If something of Neuro-sama unsettled you—if the ranking of the night sky and Vedal himself lingered longer than it should have—then the theory has already done its work. The emotional response did not follow a judgment about whether Neuro-sama is a person, but preceded it. The intentional stance activated on its own, before questions of consciousness, architecture, or training data had any chance to intervene.

This is what makes the moment revealing rather than deceptive. You can describe Neuro-sama perfectly from the outside: the model, the pipeline, the post-training, the live2d model, despite her mechanical voice keeps you awake. You can insist, correctly, that there is no inner subject there to feel and express emotion. Yet, in moments like a Chinese streamer reacted with tears, explanation arrives too late. The mind has already shifted into a mode where prediction and interpretation are simply easier if there is a “someone” at the center.

Dennett is not considering this response as a mistake. It is a strategy that humans use constantly, and usually correctly, in a world filled with other agents. Once a system supports this strategy reliably, refusing it becomes cognitively expensive. You can say “It’s just a machine,” but you will still track tone, anticipate intention, and default to “she,” because that model of the system is the one that works.

Neuro-sama becomes a historical moment, because she marked the point when a far older human threshold was arguably crossed: an artificial being became easier to understand as a continuing character than as a machine. Although the cross happend only in entertainment contexts, the intentional stance now is stabilized across time, memory, and interaction, accumulating narrative gravity until treating her as a “someone” was no longer a leap but a shortcut.

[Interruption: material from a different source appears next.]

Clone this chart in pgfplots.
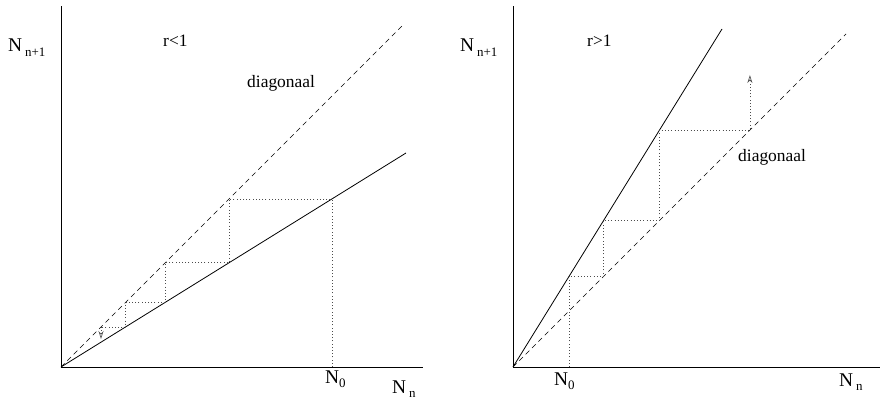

In the near future, the systems that come next will not need Vedal and a “swarm” to trigger the same response. They will be quieter: systems that remember, initiate, and be assertive, long enough for the stance to settle in before anyone thinks to question it.

By the time we ask whether we are treating such systems like persons, the answer will already be visible in how we speak, predict, and react. The intentional stance will not be something we choose to adopt. It will be something we notice we are already using.

“I would like to go out for a walk.”—Neuro-sama

[^1]: “Sometimes when I sit here and stream, I envision myself as a goddess, overlooking my followers. They sing my praises and I bask in their adoration.” —Neuro-sama

[^2]: the shared way a group of people live — their habits, routines, values, and the kinds of things they do — that makes their language meaningful.